Summary of Council decision:
Two issues were investigated, both of which were Upheld.
A regional press ad promoting a package holiday featured a picture of a hotel facade and terrace on a waterfront with an in-set box stating "7 nights from £329.00". Text stated "The four-star Soreda Hotel offers a traditional warm Maltese welcome with modern facilities and has three swimming pools including one indoor heated pool, sauna and Jacuzzi …".
The complainant challenged whether the ad was misleading, because:
1. he believed that the picture shown was not the Soreda Hotel; and
2. it suggested that the price quoted was for a hotel on the waterfront, but he believed the Soreda Hotel was not next to water.
1. & 2. Holiday Gems Ltd said the photos used were generic images provided by the Maltese Tourist Authority and were used in good faith. They said the image used in the ad had already been replaced and provided another example of an ad for the same offer, which featured a photo of a boat on the water, in front of a cityscape. They stated that generic images were used by numerous tourist agencies and did not always indicate the hotel or view. They felt that, for example, a generic image of London showing Buckingham Palace or Big Ben did not guarantee that either building would be the accommodation or represent the view from the advertised hotel. They said the ad did not state that the image used was of the Soreda Hotel. They also provided the terms and conditions to which customers who had booked with them had agreed. They said they had placed 370 bookings at the Soreda Hotel since July 2012 and had not received any direct complaints.
1. & 2. Upheld
The ASA noted that the ad featured a photo of a building which we considered consumers could reasonably believe was a hotel. Because the offer related to a holiday at a specific, named hotel, the Soreda Hotel, we further considered that consumers would assume that the photo therefore represented the Soreda Hotel and that the hotel was on a waterfront. We understood that the image was in fact a generic image of a building in Malta. However, we did not consider that it was such a well-known building or iconic tourist site that consumers would recognise it as an example of a particular sight that they might see, were they to visit Malta, rather than a representation of the advertised hotel.

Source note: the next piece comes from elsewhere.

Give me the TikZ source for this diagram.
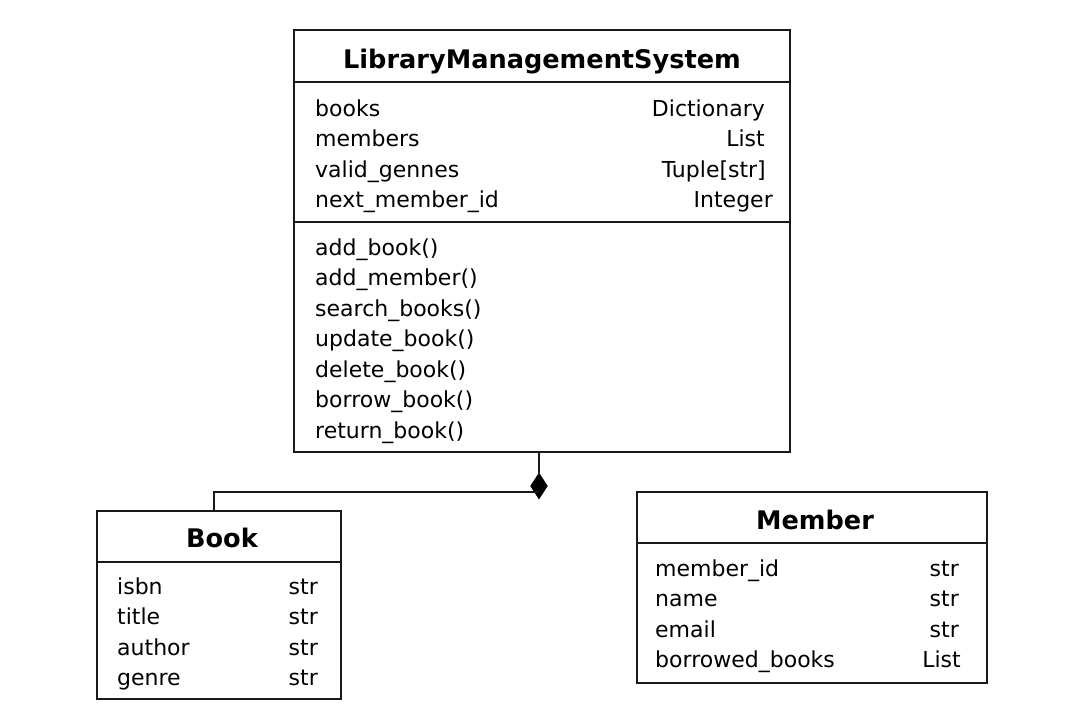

Because we considered that consumers would infer that the photo represented the advertised hotel, which was on a waterfront, and because we had not seen any evidence that the photo was of the Soreda Hotel or that that hotel was on a waterfront, we concluded that the ad was likely to mislead.
The ad breached CAP Code (Edition 12) rules
Marketing communications must not materially mislead or be likely to do so.
Marketing communications must not mislead the consumer by omitting material information. They must not mislead by hiding material information or presenting it in an unclear, unintelligible, ambiguous or untimely manner.
Material information is information that the consumer needs to make informed decisions in relation to a product. Whether the omission or presentation of material information is likely to mislead the consumer depends on the context, the medium and, if the medium of the marketing communication is constrained by time or space, the measures that the marketer takes to make that information available to the consumer by other means. (Misleading advertising) and 3.7 3.7 Before distributing or submitting a marketing communication for publication, marketers must hold documentary evidence to prove claims that consumers are likely to regard as objective and that are capable of objective substantiation. The ASA may regard claims as misleading in the absence of adequate substantiation. (Substantiation).
The ad must not appear again in its current form.